Mais d’après eux c’est plutôt par une inspiration intérieure que par une révélation surnaturelle qu’Ibrahim, l’ami de Dieu, comme ils le nomment, avait été amené à l’idée du Créateur invisible et tout-puissant. Confirmé dans sa foi par plus d’un miracle, il alla, disent-ils, prêchant la vérité et poursuivant l’idolâtrie en Babylonie, en Syrie, en Palestine, en Égypte. C’est de là qu’il ramena son esclave Agar, dont il eut un fils. Pour satisfaire à la jalousie de Sara, il conduisit, par un commandement divin, la mère et son enfant au lieu où longtemps après fut bâtie La Mecque, et il les y laissa. La solitude était aride et désolée ; mais Ismaël frappa du pied, et une source jaillit : c’est la fontaine de Zemzem. Ce prodige désigna Ismaël au respect de tous. Abraham vint le retrouver plus d’une fois, et c’est lui, non Isaac, qu’un jour il fut sur le point d’immoler pour obéir à Dieu. C’est ce fils, personnage élu comme son père, qui fut le chef d’une race ou d’une sorte de dynastie que la science très hasardée des généalogistes conduit jusqu’à un certain Adnan, né moins d’un siècle avant Jésus-Christ, mais ancêtre authentiquement reconnu de Mahomet.

Ces légendes et d’autres plus étranges sont l’œuvre des siècles.
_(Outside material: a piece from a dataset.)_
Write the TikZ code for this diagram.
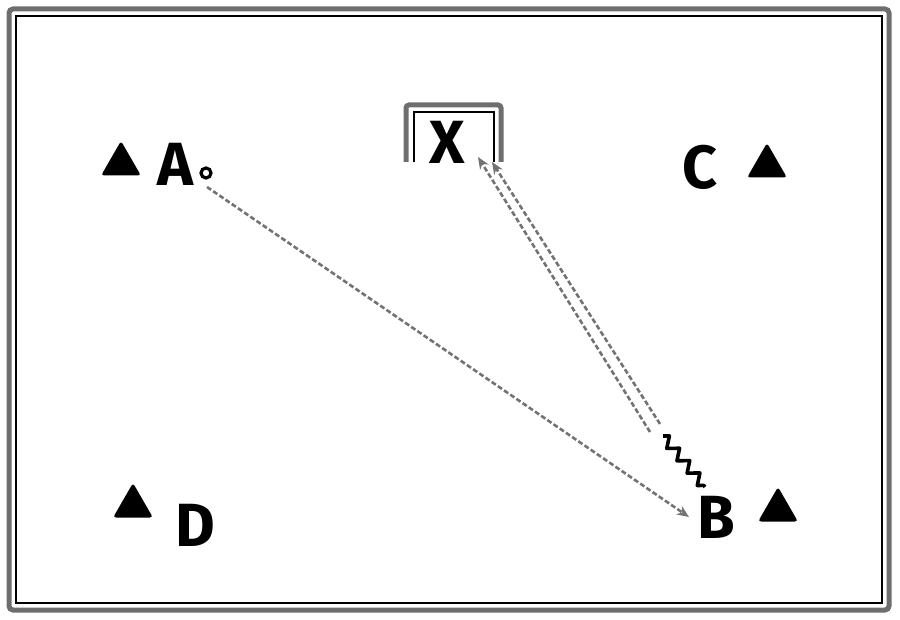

L’islamisme a pu les compliquer rétroactivement de détails de plus en plus fabuleux, mais on peut très bien admettre que, lors de l’ère chrétienne et même auparavant, les tribus appelées aussi par l’Écriture ismaélites, celles dont une caravane avait acheté Joseph pour le vendre à Putiphar, persistassent à se croire les dépositaires par excellence de la tradition d’Abraham. Cette tradition, qui n’était pas corroborée par une discipline et une institution aussi fortes que l’établissement mosaïque, ne les avait pas préservées des fictions et des pratiques de l’idolâtrie. Les autres tribus arabes en étaient encore moins exemptes, et le christianisme lui-même n’avait fait qu’effleurer les préjugés obstinés de ces nations sœurs de la nation israélite.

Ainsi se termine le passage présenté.